This is a link to Marvista Vet: TECA (no icky pics and very straightforward.)
From Michigan Vet Specialists: TECABO (has a cat scan pic that sort of looks like Jake's)
For those of you who like watching surgical procedures: Total Ear Ablation
And here it is in great gory detail from Ohio State University Vet School: Ear Ablation Procedure
Ever since I adopted Jake, he's had ear infections. I've had him 2.5 years and in that entire time, his ears have only been clean and uninfected for 4-5 months, usually in the dead of winter. I've been treating him with a variety of antibiotics and ear drops. This involves chasing Jake around the house as he's not a big fan of ear drops. His ears hurt and I have to stick a syringe or dropper in them and then massage them to make sure the stuff doesn't come right back out. Giving him pills is another challenge
After the last cytology came back from the vet in St. Louis, she recommended that I consult with a specialist after bacteria came back drug resistent to everything available. Initially, I took him to the vet school at Iowa State University because they had a heart trial starting, and Jake looked like a possible candidate. (Oh yea, Jake developed a heart murmur in May.) The dermatologist concocoted some frozen meds for Jake's ears and it really helped. Because of the distance and other factors, for the recheck, I took Jake to see the dermatologist at University of Illinois - Urbana-Champaign. The bacteria was gone, but now he had yeast. He had yeast all over too. Less then three weeks off the antibiotics, green puss (mucus) started coming out of his ears. This has been the story throughout. Once one infection is eliminated, another develops to take it's place.

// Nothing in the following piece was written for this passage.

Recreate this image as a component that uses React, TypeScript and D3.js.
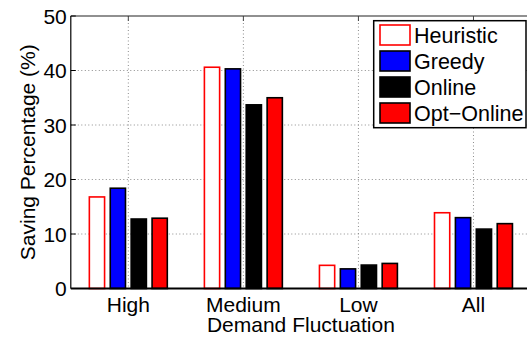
import React, { useEffect, useRef } from "react";
import * as d3 from "d3";

const categories = ["High", "Medium", "Low", "All"];
const seriesNames = ["Heuristic", "Greedy", "Online", "Opt\u2212Online"];
const heuristic = [16.8, 40.6, 4.25, 13.9];
const greedy = [18.4, 40.3, 3.6, 13.0];
const online = [12.75, 33.7, 4.3, 10.9];
const optOnline = [12.9, 35.0, 4.6, 11.9];
const yTicks = [0, 10, 20, 30, 40, 50];

const fills = ["#ffffff", "#0000ff", "#000000", "#ff0000"];
const strokes = ["#ff0000", "#000000", "#000000", "#000000"];

const App = () => {
  const svgRef = useRef<SVGSVGElement>(null);

  useEffect(() => {
    const width = 527;
    const height = 337;
    const left = 70.8, right = 531, top = 16, bottom = 288.5;
    const font = "'Liberation Sans', Arial, Helvetica, sans-serif";

    const svg = d3.select(svgRef.current);
    svg.selectAll("*").remove();
    svg.attr("width", width).attr("height", height);

    const x = d3.scaleLinear().domain([0.5, categories.length + 0.5]).range([left, right]);
    const y = d3.scaleLinear().domain([0, 50]).range([bottom, top]);

    const unit = x(1) - x(0);
    const groupWidth = unit * 0.727;
    const inner = d3.scaleBand<number>()
      .domain(d3.range(seriesNames.length))
      .range([-groupWidth / 2, groupWidth / 2])
      .paddingInner(0.2)
      .paddingOuter(0.1);

    const allSeries = [heuristic, greedy, online, optOnline];

    // grid
    const grid = svg.append("g").attr("stroke", "#8c8c8c").attr("stroke-width", 1).attr("stroke-dasharray", "1,2.5");
    grid.selectAll(".gy")
      .data(yTicks.filter(t => t > 0 && t < 50))
      .join("line")
      .attr("x1", left).attr("x2", width)
      .attr("y1", d => y(d)).attr("y2", d => y(d));
    grid.selectAll(".gx")
      .data(categories)
      .join("line")
      .attr("x1", (d, i) => x(i + 1)).attr("x2", (d, i) => x(i + 1))
      .attr("y1", top).attr("y2", bottom);

    // bars
    allSeries.forEach((vals, s) => {
      svg.append("g")
        .selectAll("rect")
        .data(vals)
        .join("rect")
        .attr("x", (d, i) => x(i + 1) + (inner(s) as number) + 0.75)
        .attr("width", inner.bandwidth() - 1.5)
        .attr("y", d => y(d))
        .attr("height", d => y(0) - y(d))
        .attr("fill", fills[s])
        .attr("stroke", strokes[s])
        .attr("stroke-width", 1.6);
    });

    // axes frame
    svg.append("line").attr("x1", left).attr("x2", width).attr("y1", top).attr("y2", top)
      .attr("stroke", "#222").attr("stroke-width", 1.2);
    svg.append("line").attr("x1", left).attr("x2", left).attr("y1", top).attr("y2", bottom)
      .attr("stroke", "#000").attr("stroke-width", 1.2);
    svg.append("line").attr("x1", left).attr("x2", width).attr("y1", bottom).attr("y2", bottom)
      .attr("stroke", "#000").attr("stroke-width", 2);

    // y ticks
    svg.append("g").selectAll("line")
      .data(yTicks)
      .join("line")
      .attr("x1", left).attr("x2", left + 5)
      .attr("y1", d => y(d)).attr("y2", d => y(d))
      .attr("stroke", "#000");
    svg.append("g").selectAll("text")
      .data(yTicks)
      .join("text")
      .attr("x", left - 4)
      .attr("y", d => y(d))
      .attr("dy", "0.36em")
      .attr("text-anchor", "end")
      .attr("font-family", font)
      .attr("font-size", 21)
      .text(d => d);

    // x ticks (top)
    svg.append("g").selectAll("line")
      .data(categories)
      .join("line")
      .attr("x1", (d, i) => x(i + 1)).attr("x2", (d, i) => x(i + 1))
      .attr("y1", top).attr("y2", top + 5)
      .attr("stroke", "#444");
    svg.append("g").selectAll("text")
      .data(categories)
      .join("text")
      .attr("x", (d, i) => x(i + 1))
      .attr("y", 311.5)
      .attr("text-anchor", "middle")
      .attr("font-family", font)
      .attr("font-size", 21)
      .text(d => d);

    svg.append("text")
      .attr("x", (left + right) / 2)
      .attr("y", 331.5)
      .attr("text-anchor", "middle")
      .attr("font-family", font)
      .attr("font-size", 21)
      .text("Demand Fluctuation");

    svg.append("text")
      .attr("transform", `translate(34.5,${(top + bottom) / 2}) rotate(-90)`)
      .attr("text-anchor", "middle")
      .attr("font-family", font)
      .attr("font-size", 21)
      .text("Saving Percentage (%)");

    // legend
    const lg = svg.append("g");
    lg.append("rect")
      .attr("x", 373.7).attr("y", 20.7)
      .attr("width", 152.3).attr("height", 107)
      .attr("fill", "#fff").attr("stroke", "#000").attr("stroke-width", 1.5);
    const rows = lg.selectAll("g.row")
      .data(seriesNames)
      .join("g")
      .attr("transform", (d, i) => `translate(0,${35 + i * 26})`);
    rows.append("rect")
      .attr("x", 380).attr("y", -10)
      .attr("width", 30).attr("height", 20)
      .attr("fill", (d, i) => fills[i])
      .attr("stroke", (d, i) => strokes[i])
      .attr("stroke-width", 1.6);
    rows.append("text")
      .attr("x", 414).attr("y", 0)
      .attr("dy", "0.36em")
      .attr("font-family", font)
      .attr("font-size", 21.5)
      .text(d => d);
  }, []);

  return (
    <svg ref={svgRef} style={{ position: "absolute", left: 0, top: 0, background: "#fff" }}></svg>
  );
};

export default App;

On 9/22/09, Jake had a recheck at UI. The vet was able to see into Jake's ear (this is an improvement) and saw a mass. Jake then had a CT scan and video otoscopy. The CT scan showed that both of his ears have calcification in them (this is bad BTW). His right ear drum has thickened, develop some balloon like structure and flopped over. The left ear has a largish mass. The vet tried to get a sample, but it was so hard she couldn't get any stuff off really. She suspects the left ear has a ceruminous gland adenocarcinoma, a tumor of the secretory glands of the ear.
If it is cancer, Jake has a good prognosis because this cancer has a low metastatic rate and will most likely not spread. Regardless, the treatment recommended is a total ear ablation, removing the inside of his left ear. He gets to keep the flap though :).
Jake is a basset hound I adopted from Basset and Beagle Rescue of the Heartland in April 2007. He's approximately 9-10 years old. Jake likes long walks in the park, car rides and cookies. He does know how to shake paws. He also likes pets.